• WHAT IS REQUIRED: Give back every line exactly as it appears, pictures excluded.
──────────────────────────────
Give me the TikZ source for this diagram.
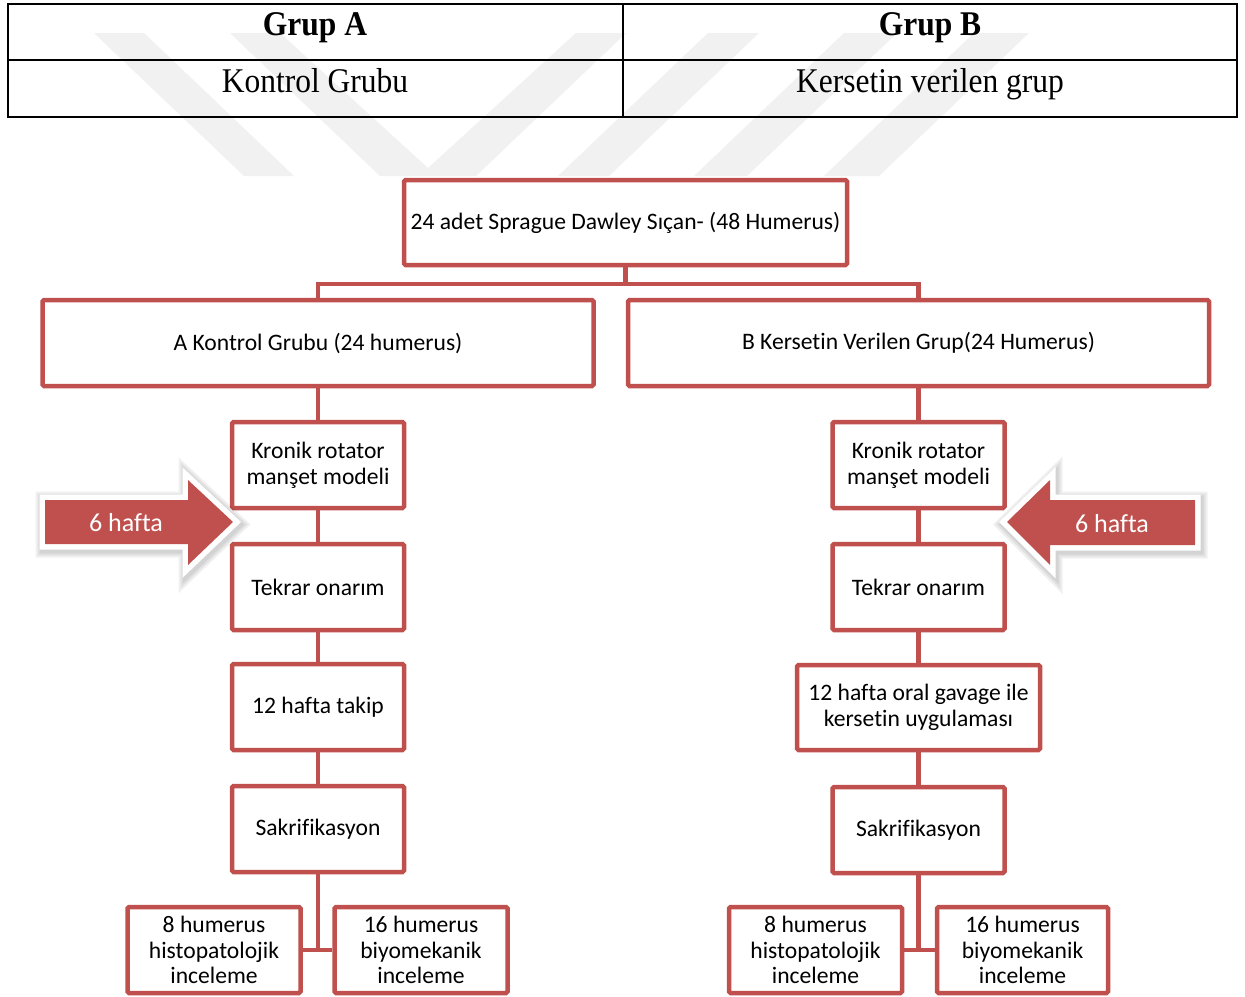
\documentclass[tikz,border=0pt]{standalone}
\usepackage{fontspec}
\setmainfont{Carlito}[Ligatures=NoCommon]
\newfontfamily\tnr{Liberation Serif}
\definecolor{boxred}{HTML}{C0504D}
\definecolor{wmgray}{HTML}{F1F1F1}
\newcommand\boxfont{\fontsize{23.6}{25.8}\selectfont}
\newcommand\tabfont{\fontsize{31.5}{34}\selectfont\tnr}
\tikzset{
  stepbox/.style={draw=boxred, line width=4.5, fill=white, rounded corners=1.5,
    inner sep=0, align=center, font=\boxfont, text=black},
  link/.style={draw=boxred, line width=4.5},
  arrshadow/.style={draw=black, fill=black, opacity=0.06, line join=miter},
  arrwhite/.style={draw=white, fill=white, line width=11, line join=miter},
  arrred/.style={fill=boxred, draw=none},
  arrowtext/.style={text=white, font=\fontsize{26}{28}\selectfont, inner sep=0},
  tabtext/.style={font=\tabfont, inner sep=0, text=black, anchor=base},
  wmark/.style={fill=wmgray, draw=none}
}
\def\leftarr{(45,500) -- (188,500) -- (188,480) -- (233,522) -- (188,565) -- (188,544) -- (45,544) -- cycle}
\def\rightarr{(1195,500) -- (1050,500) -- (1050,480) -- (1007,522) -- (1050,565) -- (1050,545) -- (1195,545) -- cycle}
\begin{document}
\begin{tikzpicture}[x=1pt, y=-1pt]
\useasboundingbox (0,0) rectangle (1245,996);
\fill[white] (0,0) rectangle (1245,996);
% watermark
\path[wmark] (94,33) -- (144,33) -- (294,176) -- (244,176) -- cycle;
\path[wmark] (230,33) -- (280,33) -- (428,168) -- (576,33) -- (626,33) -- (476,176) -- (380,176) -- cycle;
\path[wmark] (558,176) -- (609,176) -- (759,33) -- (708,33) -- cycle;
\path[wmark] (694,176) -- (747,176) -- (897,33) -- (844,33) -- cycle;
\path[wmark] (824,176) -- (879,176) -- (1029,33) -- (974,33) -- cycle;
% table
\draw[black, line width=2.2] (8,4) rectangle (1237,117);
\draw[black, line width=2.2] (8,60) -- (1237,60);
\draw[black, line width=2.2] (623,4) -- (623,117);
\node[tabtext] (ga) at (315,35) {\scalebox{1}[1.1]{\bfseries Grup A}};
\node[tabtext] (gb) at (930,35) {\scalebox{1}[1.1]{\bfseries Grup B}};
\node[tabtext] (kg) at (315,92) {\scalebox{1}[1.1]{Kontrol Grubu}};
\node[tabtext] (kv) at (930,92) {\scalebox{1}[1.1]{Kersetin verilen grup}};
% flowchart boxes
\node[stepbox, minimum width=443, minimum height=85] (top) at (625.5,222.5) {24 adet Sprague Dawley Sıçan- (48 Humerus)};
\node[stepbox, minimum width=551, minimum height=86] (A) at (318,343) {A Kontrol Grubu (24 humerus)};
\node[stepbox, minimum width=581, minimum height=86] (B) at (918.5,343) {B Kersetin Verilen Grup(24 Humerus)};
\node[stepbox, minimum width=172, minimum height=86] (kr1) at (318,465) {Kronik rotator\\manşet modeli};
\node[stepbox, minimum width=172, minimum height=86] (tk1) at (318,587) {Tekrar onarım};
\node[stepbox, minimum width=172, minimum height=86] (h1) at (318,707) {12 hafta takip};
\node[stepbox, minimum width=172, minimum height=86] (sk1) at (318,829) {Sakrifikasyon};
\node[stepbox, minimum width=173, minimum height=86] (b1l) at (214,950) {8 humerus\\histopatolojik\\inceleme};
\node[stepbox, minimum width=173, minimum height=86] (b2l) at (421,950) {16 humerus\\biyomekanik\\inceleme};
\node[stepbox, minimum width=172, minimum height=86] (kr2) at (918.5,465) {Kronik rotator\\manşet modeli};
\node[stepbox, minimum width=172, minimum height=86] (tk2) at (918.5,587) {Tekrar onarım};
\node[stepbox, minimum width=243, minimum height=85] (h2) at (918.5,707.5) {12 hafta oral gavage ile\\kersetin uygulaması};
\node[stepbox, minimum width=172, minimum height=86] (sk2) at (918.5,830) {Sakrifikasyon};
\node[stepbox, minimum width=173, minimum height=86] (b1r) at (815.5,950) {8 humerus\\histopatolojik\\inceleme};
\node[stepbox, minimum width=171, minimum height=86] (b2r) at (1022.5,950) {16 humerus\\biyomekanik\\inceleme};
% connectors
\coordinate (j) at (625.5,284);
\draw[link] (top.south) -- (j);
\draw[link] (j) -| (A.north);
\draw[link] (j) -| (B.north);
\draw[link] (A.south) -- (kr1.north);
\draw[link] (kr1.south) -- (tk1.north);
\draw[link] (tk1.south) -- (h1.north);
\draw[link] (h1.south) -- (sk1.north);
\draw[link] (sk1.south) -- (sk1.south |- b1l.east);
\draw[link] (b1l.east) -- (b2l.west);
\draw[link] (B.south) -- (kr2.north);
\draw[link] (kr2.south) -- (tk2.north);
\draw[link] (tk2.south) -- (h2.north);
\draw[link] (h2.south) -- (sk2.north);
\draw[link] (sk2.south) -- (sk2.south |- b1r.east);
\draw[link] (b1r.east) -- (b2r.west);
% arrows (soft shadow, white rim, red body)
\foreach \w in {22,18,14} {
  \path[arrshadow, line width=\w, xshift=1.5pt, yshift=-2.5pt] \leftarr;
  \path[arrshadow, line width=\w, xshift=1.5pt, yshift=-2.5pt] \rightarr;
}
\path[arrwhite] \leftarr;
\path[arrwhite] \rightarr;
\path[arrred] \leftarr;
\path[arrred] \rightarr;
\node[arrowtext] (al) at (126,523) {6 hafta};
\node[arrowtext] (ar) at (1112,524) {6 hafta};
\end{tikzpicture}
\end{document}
──────────────────────────────
• EXPECTED ANSWER:
Give me the TikZ source for this diagram.
\documentclass[tikz,border=0pt]{standalone}
\usepackage{fontspec}
\setmainfont{Carlito}[Ligatures=NoCommon]
\newfontfamily\tnr{Liberation Serif}
\definecolor{boxred}{HTML}{C0504D}
\definecolor{wmgray}{HTML}{F1F1F1}
\newcommand\boxfont{\fontsize{23.6}{25.8}\selectfont}
\newcommand\tabfont{\fontsize{31.5}{34}\selectfont\tnr}
\tikzset{
  stepbox/.style={draw=boxred, line width=4.5, fill=white, rounded corners=1.5,
    inner sep=0, align=center, font=\boxfont, text=black},
  link/.style={draw=boxred, line width=4.5},
  arrshadow/.style={draw=black, fill=black, opacity=0.06, line join=miter},
  arrwhite/.style={draw=white, fill=white, line width=11, line join=miter},
  arrred/.style={fill=boxred, draw=none},
  arrowtext/.style={text=white, font=\fontsize{26}{28}\selectfont, inner sep=0},
  tabtext/.style={font=\tabfont, inner sep=0, text=black, anchor=base},
  wmark/.style={fill=wmgray, draw=none}
}
\def\leftarr{(45,500) -- (188,500) -- (188,480) -- (233,522) -- (188,565) -- (188,544) -- (45,544) -- cycle}
\def\rightarr{(1195,500) -- (1050,500) -- (1050,480) -- (1007,522) -- (1050,565) -- (1050,545) -- (1195,545) -- cycle}
\begin{document}
\begin{tikzpicture}[x=1pt, y=-1pt]
\useasboundingbox (0,0) rectangle (1245,996);
\fill[white] (0,0) rectangle (1245,996);
% watermark
\path[wmark] (94,33) -- (144,33) -- (294,176) -- (244,176) -- cycle;
\path[wmark] (230,33) -- (280,33) -- (428,168) -- (576,33) -- (626,33) -- (476,176) -- (380,176) -- cycle;
\path[wmark] (558,176) -- (609,176) -- (759,33) -- (708,33) -- cycle;
\path[wmark] (694,176) -- (747,176) -- (897,33) -- (844,33) -- cycle;
\path[wmark] (824,176) -- (879,176) -- (1029,33) -- (974,33) -- cycle;
% table
\draw[black, line width=2.2] (8,4) rectangle (1237,117);
\draw[black, line width=2.2] (8,60) -- (1237,60);
\draw[black, line width=2.2] (623,4) -- (623,117);
\node[tabtext] (ga) at (315,35) {\scalebox{1}[1.1]{\bfseries Grup A}};
\node[tabtext] (gb) at (930,35) {\scalebox{1}[1.1]{\bfseries Grup B}};
\node[tabtext] (kg) at (315,92) {\scalebox{1}[1.1]{Kontrol Grubu}};
\node[tabtext] (kv) at (930,92) {\scalebox{1}[1.1]{Kersetin verilen grup}};
% flowchart boxes
\node[stepbox, minimum width=443, minimum height=85] (top) at (625.5,222.5) {24 adet Sprague Dawley Sıçan- (48 Humerus)};
\node[stepbox, minimum width=551, minimum height=86] (A) at (318,343) {A Kontrol Grubu (24 humerus)};
\node[stepbox, minimum width=581, minimum height=86] (B) at (918.5,343) {B Kersetin Verilen Grup(24 Humerus)};
\node[stepbox, minimum width=172, minimum height=86] (kr1) at (318,465) {Kronik rotator\\manşet modeli};
\node[stepbox, minimum width=172, minimum height=86] (tk1) at (318,587) {Tekrar onarım};
\node[stepbox, minimum width=172, minimum height=86] (h1) at (318,707) {12 hafta takip};
\node[stepbox, minimum width=172, minimum height=86] (sk1) at (318,829) {Sakrifikasyon};
\node[stepbox, minimum width=173, minimum height=86] (b1l) at (214,950) {8 humerus\\histopatolojik\\inceleme};
\node[stepbox, minimum width=173, minimum height=86] (b2l) at (421,950) {16 humerus\\biyomekanik\\inceleme};
\node[stepbox, minimum width=172, minimum height=86] (kr2) at (918.5,465) {Kronik rotator\\manşet modeli};
\node[stepbox, minimum width=172, minimum height=86] (tk2) at (918.5,587) {Tekrar onarım};
\node[stepbox, minimum width=243, minimum height=85] (h2) at (918.5,707.5) {12 hafta oral gavage ile\\kersetin uygulaması};
\node[stepbox, minimum width=172, minimum height=86] (sk2) at (918.5,830) {Sakrifikasyon};
\node[stepbox, minimum width=173, minimum height=86] (b1r) at (815.5,950) {8 humerus\\histopatolojik\\inceleme};
\node[stepbox, minimum width=171, minimum height=86] (b2r) at (1022.5,950) {16 humerus\\biyomekanik\\inceleme};
% connectors
\coordinate (j) at (625.5,284);
\draw[link] (top.south) -- (j);
\draw[link] (j) -| (A.north);
\draw[link] (j) -| (B.north);
\draw[link] (A.south) -- (kr1.north);
\draw[link] (kr1.south) -- (tk1.north);
\draw[link] (tk1.south) -- (h1.north);
\draw[link] (h1.south) -- (sk1.north);
\draw[link] (sk1.south) -- (sk1.south |- b1l.east);
\draw[link] (b1l.east) -- (b2l.west);
\draw[link] (B.south) -- (kr2.north);
\draw[link] (kr2.south) -- (tk2.north);
\draw[link] (tk2.south) -- (h2.north);
\draw[link] (h2.south) -- (sk2.north);
\draw[link] (sk2.south) -- (sk2.south |- b1r.east);
\draw[link] (b1r.east) -- (b2r.west);
% arrows (soft shadow, white rim, red body)
\foreach \w in {22,18,14} {
  \path[arrshadow, line width=\w, xshift=1.5pt, yshift=-2.5pt] \leftarr;
  \path[arrshadow, line width=\w, xshift=1.5pt, yshift=-2.5pt] \rightarr;
}
\path[arrwhite] \leftarr;
\path[arrwhite] \rightarr;
\path[arrred] \leftarr;
\path[arrred] \rightarr;
\node[arrowtext] (al) at (126,523) {6 hafta};
\node[arrowtext] (ar) at (1112,524) {6 hafta};
\end{tikzpicture}
\end{document}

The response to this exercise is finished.